A economista incontornável” com “vida dedicada” ao país

Os que a recordaram sublinharam a independência, rigor e seriedade. O Presidente da República destacou a economista “reconhecida e respeitada” com uma “vida dedicada” ao país e à causa pública.

Também o governador do Banco de Portugal, Mário Centeno, enfatizou “o brilhante percurso de uma economista que esteve ligada à instituição ao longo das últimas cinco décadas”, enquanto o ministro das Finanças. Fernando Medina, recordou a “uma economista incontornável”. “Teodora Cardoso representou e continuará a representar um referencial de seriedade.”

O ex-presidente da República Cavaco Silva frisou a mulher que “contribuiu decisivamente para a consolidação e credibilidade do Conselho das Finanças Públicas”. A Sedes, presidida por Álvaro Beleza, recordou a “Senhora Finanças Públicas” e a Ordem dos Economistas, liderada por António Mendonça, destacou o “papel de relevo na vida económica e cívica do país”.

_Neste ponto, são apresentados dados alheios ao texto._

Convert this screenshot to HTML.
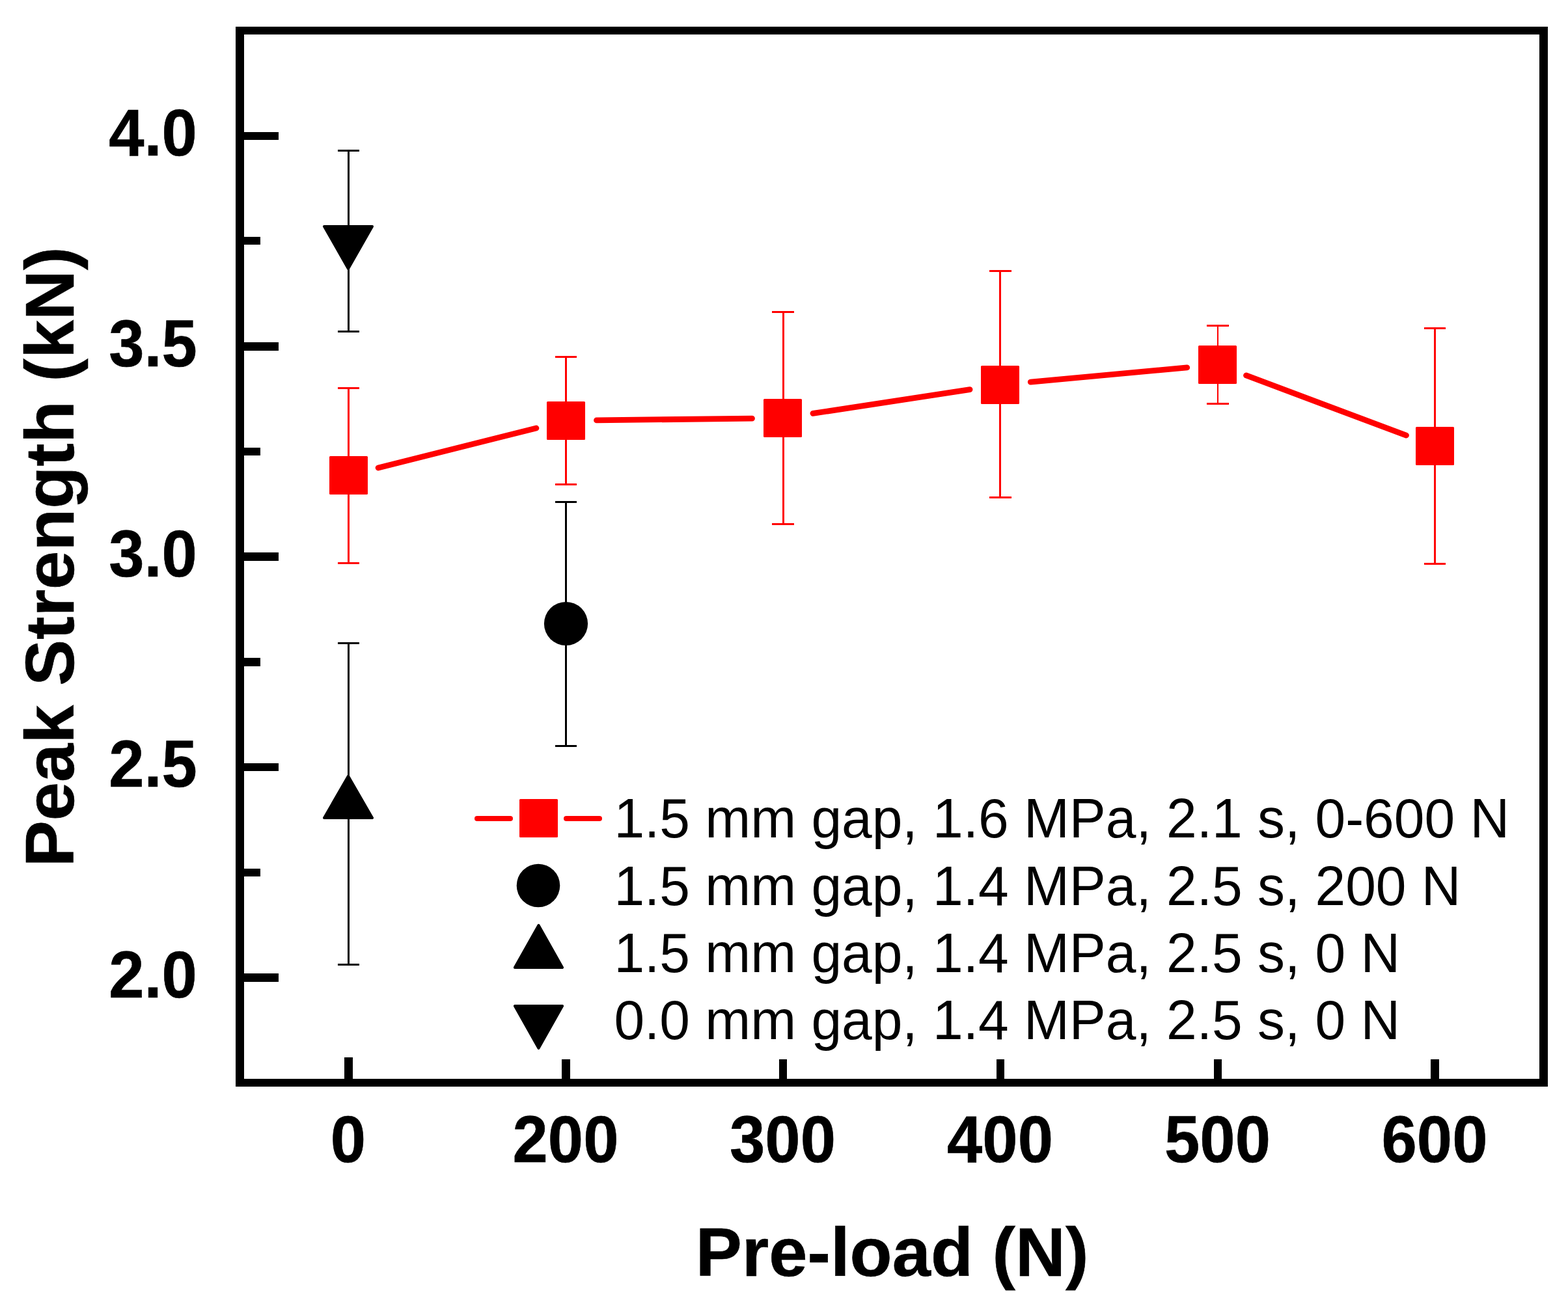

O desencanto no seu último artigo de opinião

Em abril, a economista escreveu para o Negócios o seu último artigo de opinião com uma análise dura à vulnerabilidade do país. Desapontada pela “sucessão de ‘fait divers’ em que se transformou a política portuguesa, servida pela política económica”, a economista lamentava que a gestão da despesa pública desprezasse o papel do investimento.